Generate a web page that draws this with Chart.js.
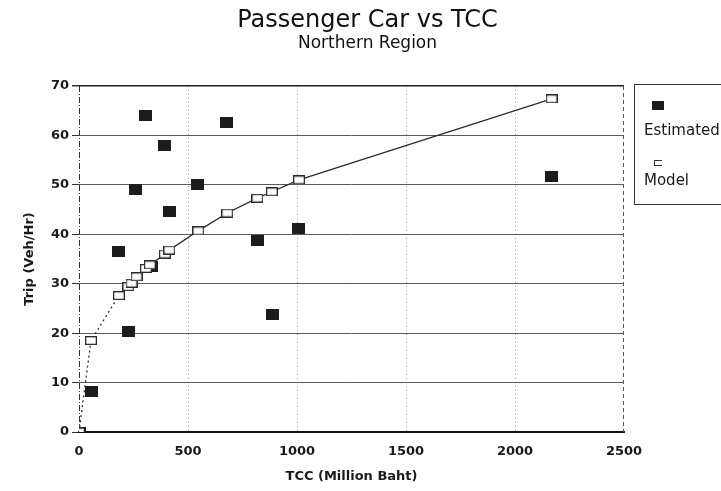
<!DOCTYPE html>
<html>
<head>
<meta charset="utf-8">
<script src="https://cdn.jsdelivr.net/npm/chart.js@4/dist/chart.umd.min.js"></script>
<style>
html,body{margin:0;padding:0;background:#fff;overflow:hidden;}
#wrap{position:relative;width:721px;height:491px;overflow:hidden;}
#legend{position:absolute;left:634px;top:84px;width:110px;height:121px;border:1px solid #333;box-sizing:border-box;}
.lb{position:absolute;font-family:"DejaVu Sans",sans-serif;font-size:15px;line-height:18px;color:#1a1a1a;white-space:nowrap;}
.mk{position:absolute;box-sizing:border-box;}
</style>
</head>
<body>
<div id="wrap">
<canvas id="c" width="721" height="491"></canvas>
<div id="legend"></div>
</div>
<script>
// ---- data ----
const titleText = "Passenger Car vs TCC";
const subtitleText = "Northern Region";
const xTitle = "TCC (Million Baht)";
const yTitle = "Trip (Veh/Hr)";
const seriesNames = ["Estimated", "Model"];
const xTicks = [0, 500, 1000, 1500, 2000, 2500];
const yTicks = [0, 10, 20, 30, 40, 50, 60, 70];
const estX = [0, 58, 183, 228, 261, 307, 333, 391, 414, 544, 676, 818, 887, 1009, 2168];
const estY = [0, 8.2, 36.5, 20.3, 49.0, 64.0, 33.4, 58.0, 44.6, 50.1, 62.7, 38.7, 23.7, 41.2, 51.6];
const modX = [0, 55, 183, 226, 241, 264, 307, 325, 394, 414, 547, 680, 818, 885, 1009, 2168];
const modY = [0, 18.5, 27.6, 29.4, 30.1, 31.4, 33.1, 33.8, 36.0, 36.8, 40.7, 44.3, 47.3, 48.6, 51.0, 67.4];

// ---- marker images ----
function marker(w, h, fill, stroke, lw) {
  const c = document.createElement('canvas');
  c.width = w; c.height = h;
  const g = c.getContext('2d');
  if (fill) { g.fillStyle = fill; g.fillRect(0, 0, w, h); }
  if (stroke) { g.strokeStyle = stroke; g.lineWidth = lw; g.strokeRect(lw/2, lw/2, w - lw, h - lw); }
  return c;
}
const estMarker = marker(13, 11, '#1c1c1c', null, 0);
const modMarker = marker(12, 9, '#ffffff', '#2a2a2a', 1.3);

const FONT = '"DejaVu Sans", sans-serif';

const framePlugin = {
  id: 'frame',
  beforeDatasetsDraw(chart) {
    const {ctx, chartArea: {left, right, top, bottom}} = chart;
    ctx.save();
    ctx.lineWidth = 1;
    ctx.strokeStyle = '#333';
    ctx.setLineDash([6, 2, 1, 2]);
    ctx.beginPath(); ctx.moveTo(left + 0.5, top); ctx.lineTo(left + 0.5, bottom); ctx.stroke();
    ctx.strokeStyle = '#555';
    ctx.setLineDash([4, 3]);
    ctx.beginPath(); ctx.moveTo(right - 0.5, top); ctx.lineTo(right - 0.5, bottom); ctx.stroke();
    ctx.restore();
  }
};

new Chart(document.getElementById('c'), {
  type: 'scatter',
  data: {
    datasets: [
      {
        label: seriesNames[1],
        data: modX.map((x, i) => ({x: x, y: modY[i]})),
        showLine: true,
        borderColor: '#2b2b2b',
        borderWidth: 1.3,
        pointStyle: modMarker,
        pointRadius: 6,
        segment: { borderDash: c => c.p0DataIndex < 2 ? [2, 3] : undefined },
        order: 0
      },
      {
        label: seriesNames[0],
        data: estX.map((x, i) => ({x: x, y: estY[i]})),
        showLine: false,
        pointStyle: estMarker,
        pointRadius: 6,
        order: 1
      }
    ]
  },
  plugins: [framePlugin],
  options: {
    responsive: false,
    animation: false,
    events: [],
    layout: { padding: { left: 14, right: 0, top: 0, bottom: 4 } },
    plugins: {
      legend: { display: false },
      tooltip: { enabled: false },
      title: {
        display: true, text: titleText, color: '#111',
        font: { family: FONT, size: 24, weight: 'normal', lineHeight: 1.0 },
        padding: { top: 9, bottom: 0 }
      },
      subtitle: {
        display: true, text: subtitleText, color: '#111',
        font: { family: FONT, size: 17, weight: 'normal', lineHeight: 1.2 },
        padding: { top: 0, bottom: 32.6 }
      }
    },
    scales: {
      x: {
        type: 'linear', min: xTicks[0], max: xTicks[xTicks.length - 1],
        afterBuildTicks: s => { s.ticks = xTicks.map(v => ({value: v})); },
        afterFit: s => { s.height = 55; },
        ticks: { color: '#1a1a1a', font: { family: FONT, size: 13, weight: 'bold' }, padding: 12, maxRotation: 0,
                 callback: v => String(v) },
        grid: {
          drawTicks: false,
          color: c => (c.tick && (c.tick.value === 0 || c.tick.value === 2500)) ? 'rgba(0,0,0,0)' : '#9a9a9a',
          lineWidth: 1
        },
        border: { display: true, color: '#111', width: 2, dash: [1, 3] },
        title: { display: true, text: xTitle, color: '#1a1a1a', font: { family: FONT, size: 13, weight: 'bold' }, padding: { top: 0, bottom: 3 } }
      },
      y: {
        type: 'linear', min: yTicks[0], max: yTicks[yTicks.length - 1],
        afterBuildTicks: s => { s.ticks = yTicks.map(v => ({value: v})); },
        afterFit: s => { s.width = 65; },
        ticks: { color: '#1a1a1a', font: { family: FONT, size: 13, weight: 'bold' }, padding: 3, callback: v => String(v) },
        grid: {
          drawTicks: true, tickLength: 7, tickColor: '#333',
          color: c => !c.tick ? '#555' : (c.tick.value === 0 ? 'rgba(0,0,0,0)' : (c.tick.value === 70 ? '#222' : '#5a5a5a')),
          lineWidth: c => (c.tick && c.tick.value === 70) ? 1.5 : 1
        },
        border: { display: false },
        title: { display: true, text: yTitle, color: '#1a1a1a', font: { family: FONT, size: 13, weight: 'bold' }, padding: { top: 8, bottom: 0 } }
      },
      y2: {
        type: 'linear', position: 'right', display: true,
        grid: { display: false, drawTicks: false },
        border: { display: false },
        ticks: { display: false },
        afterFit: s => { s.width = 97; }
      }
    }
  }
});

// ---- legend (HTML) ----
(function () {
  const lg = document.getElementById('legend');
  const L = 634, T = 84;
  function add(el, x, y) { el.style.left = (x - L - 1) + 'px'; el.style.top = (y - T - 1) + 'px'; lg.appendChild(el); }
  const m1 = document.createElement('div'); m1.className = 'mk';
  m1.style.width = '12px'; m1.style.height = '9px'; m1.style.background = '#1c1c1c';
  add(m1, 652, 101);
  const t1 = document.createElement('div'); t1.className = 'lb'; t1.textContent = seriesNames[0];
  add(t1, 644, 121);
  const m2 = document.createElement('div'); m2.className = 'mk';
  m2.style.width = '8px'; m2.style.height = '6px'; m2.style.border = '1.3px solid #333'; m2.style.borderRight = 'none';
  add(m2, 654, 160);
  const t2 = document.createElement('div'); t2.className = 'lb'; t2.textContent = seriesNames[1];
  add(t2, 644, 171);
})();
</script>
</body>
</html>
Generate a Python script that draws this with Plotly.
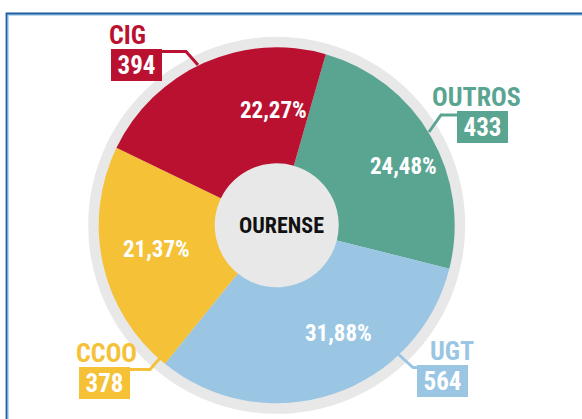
——————————
Aim of the exercise » Pictures in the records above are left out; print everything else exactly as written.

Written answer »
Generate a web page that draws this with Chart.js.
<!DOCTYPE html>
<html>
<head>
<meta charset="utf-8">
<script src="https://cdn.jsdelivr.net/npm/chart.js@4/dist/chart.umd.min.js"></script>
<style>
html,body{margin:0;padding:0;background:#fff;overflow:hidden;}
#wrap{position:relative;width:721px;height:491px;overflow:hidden;}
#legend{position:absolute;left:634px;top:84px;width:110px;height:121px;border:1px solid #333;box-sizing:border-box;}
.lb{position:absolute;font-family:"DejaVu Sans",sans-serif;font-size:15px;line-height:18px;color:#1a1a1a;white-space:nowrap;}
.mk{position:absolute;box-sizing:border-box;}
</style>
</head>
<body>
<div id="wrap">
<canvas id="c" width="721" height="491"></canvas>
<div id="legend"></div>
</div>
<script>
// ---- data ----
const titleText = "Passenger Car vs TCC";
const subtitleText = "Northern Region";
const xTitle = "TCC (Million Baht)";
const yTitle = "Trip (Veh/Hr)";
const seriesNames = ["Estimated", "Model"];
const xTicks = [0, 500, 1000, 1500, 2000, 2500];
const yTicks = [0, 10, 20, 30, 40, 50, 60, 70];
const estX = [0, 58, 183, 228, 261, 307, 333, 391, 414, 544, 676, 818, 887, 1009, 2168];
const estY = [0, 8.2, 36.5, 20.3, 49.0, 64.0, 33.4, 58.0, 44.6, 50.1, 62.7, 38.7, 23.7, 41.2, 51.6];
const modX = [0, 55, 183, 226, 241, 264, 307, 325, 394, 414, 547, 680, 818, 885, 1009, 2168];
const modY = [0, 18.5, 27.6, 29.4, 30.1, 31.4, 33.1, 33.8, 36.0, 36.8, 40.7, 44.3, 47.3, 48.6, 51.0, 67.4];

// ---- marker images ----
function marker(w, h, fill, stroke, lw) {
  const c = document.createElement('canvas');
  c.width = w; c.height = h;
  const g = c.getContext('2d');
  if (fill) { g.fillStyle = fill; g.fillRect(0, 0, w, h); }
  if (stroke) { g.strokeStyle = stroke; g.lineWidth = lw; g.strokeRect(lw/2, lw/2, w - lw, h - lw); }
  return c;
}
const estMarker = marker(13, 11, '#1c1c1c', null, 0);
const modMarker = marker(12, 9, '#ffffff', '#2a2a2a', 1.3);

const FONT = '"DejaVu Sans", sans-serif';

const framePlugin = {
  id: 'frame',
  beforeDatasetsDraw(chart) {
    const {ctx, chartArea: {left, right, top, bottom}} = chart;
    ctx.save();
    ctx.lineWidth = 1;
    ctx.strokeStyle = '#333';
    ctx.setLineDash([6, 2, 1, 2]);
    ctx.beginPath(); ctx.moveTo(left + 0.5, top); ctx.lineTo(left + 0.5, bottom); ctx.stroke();
    ctx.strokeStyle = '#555';
    ctx.setLineDash([4, 3]);
    ctx.beginPath(); ctx.moveTo(right - 0.5, top); ctx.lineTo(right - 0.5, bottom); ctx.stroke();
    ctx.restore();
  }
};

new Chart(document.getElementById('c'), {
  type: 'scatter',
  data: {
    datasets: [
      {
        label: seriesNames[1],
        data: modX.map((x, i) => ({x: x, y: modY[i]})),
        showLine: true,
        borderColor: '#2b2b2b',
        borderWidth: 1.3,
        pointStyle: modMarker,
        pointRadius: 6,
        segment: { borderDash: c => c.p0DataIndex < 2 ? [2, 3] : undefined },
        order: 0
      },
      {
        label: seriesNames[0],
        data: estX.map((x, i) => ({x: x, y: estY[i]})),
        showLine: false,
        pointStyle: estMarker,
        pointRadius: 6,
        order: 1
      }
    ]
  },
  plugins: [framePlugin],
  options: {
    responsive: false,
    animation: false,
    events: [],
    layout: { padding: { left: 14, right: 0, top: 0, bottom: 4 } },
    plugins: {
      legend: { display: false },
      tooltip: { enabled: false },
      title: {
        display: true, text: titleText, color: '#111',
        font: { family: FONT, size: 24, weight: 'normal', lineHeight: 1.0 },
        padding: { top: 9, bottom: 0 }
      },
      subtitle: {
        display: true, text: subtitleText, color: '#111',
        font: { family: FONT, size: 17, weight: 'normal', lineHeight: 1.2 },
        padding: { top: 0, bottom: 32.6 }
      }
    },
    scales: {
      x: {
        type: 'linear', min: xTicks[0], max: xTicks[xTicks.length - 1],
        afterBuildTicks: s => { s.ticks = xTicks.map(v => ({value: v})); },
        afterFit: s => { s.height = 55; },
        ticks: { color: '#1a1a1a', font: { family: FONT, size: 13, weight: 'bold' }, padding: 12, maxRotation: 0,
                 callback: v => String(v) },
        grid: {
          drawTicks: false,
          color: c => (c.tick && (c.tick.value === 0 || c.tick.value === 2500)) ? 'rgba(0,0,0,0)' : '#9a9a9a',
          lineWidth: 1
        },
        border: { display: true, color: '#111', width: 2, dash: [1, 3] },
        title: { display: true, text: xTitle, color: '#1a1a1a', font: { family: FONT, size: 13, weight: 'bold' }, padding: { top: 0, bottom: 3 } }
      },
      y: {
        type: 'linear', min: yTicks[0], max: yTicks[yTicks.length - 1],
        afterBuildTicks: s => { s.ticks = yTicks.map(v => ({value: v})); },
        afterFit: s => { s.width = 65; },
        ticks: { color: '#1a1a1a', font: { family: FONT, size: 13, weight: 'bold' }, padding: 3, callback: v => String(v) },
        grid: {
          drawTicks: true, tickLength: 7, tickColor: '#333',
          color: c => !c.tick ? '#555' : (c.tick.value === 0 ? 'rgba(0,0,0,0)' : (c.tick.value === 70 ? '#222' : '#5a5a5a')),
          lineWidth: c => (c.tick && c.tick.value === 70) ? 1.5 : 1
        },
        border: { display: false },
        title: { display: true, text: yTitle, color: '#1a1a1a', font: { family: FONT, size: 13, weight: 'bold' }, padding: { top: 8, bottom: 0 } }
      },
      y2: {
        type: 'linear', position: 'right', display: true,
        grid: { display: false, drawTicks: false },
        border: { display: false },
        ticks: { display: false },
        afterFit: s => { s.width = 97; }
      }
    }
  }
});

// ---- legend (HTML) ----
(function () {
  const lg = document.getElementById('legend');
  const L = 634, T = 84;
  function add(el, x, y) { el.style.left = (x - L - 1) + 'px'; el.style.top = (y - T - 1) + 'px'; lg.appendChild(el); }
  const m1 = document.createElement('div'); m1.className = 'mk';
  m1.style.width = '12px'; m1.style.height = '9px'; m1.style.background = '#1c1c1c';
  add(m1, 652, 101);
  const t1 = document.createElement('div'); t1.className = 'lb'; t1.textContent = seriesNames[0];
  add(t1, 644, 121);
  const m2 = document.createElement('div'); m2.className = 'mk';
  m2.style.width = '8px'; m2.style.height = '6px'; m2.style.border = '1.3px solid #333'; m2.style.borderRight = 'none';
  add(m2, 654, 160);
  const t2 = document.createElement('div'); t2.className = 'lb'; t2.textContent = seriesNames[1];
  add(t2, 644, 171);
})();
</script>
</body>
</html>
Generate a Python script that draws this with Plotly.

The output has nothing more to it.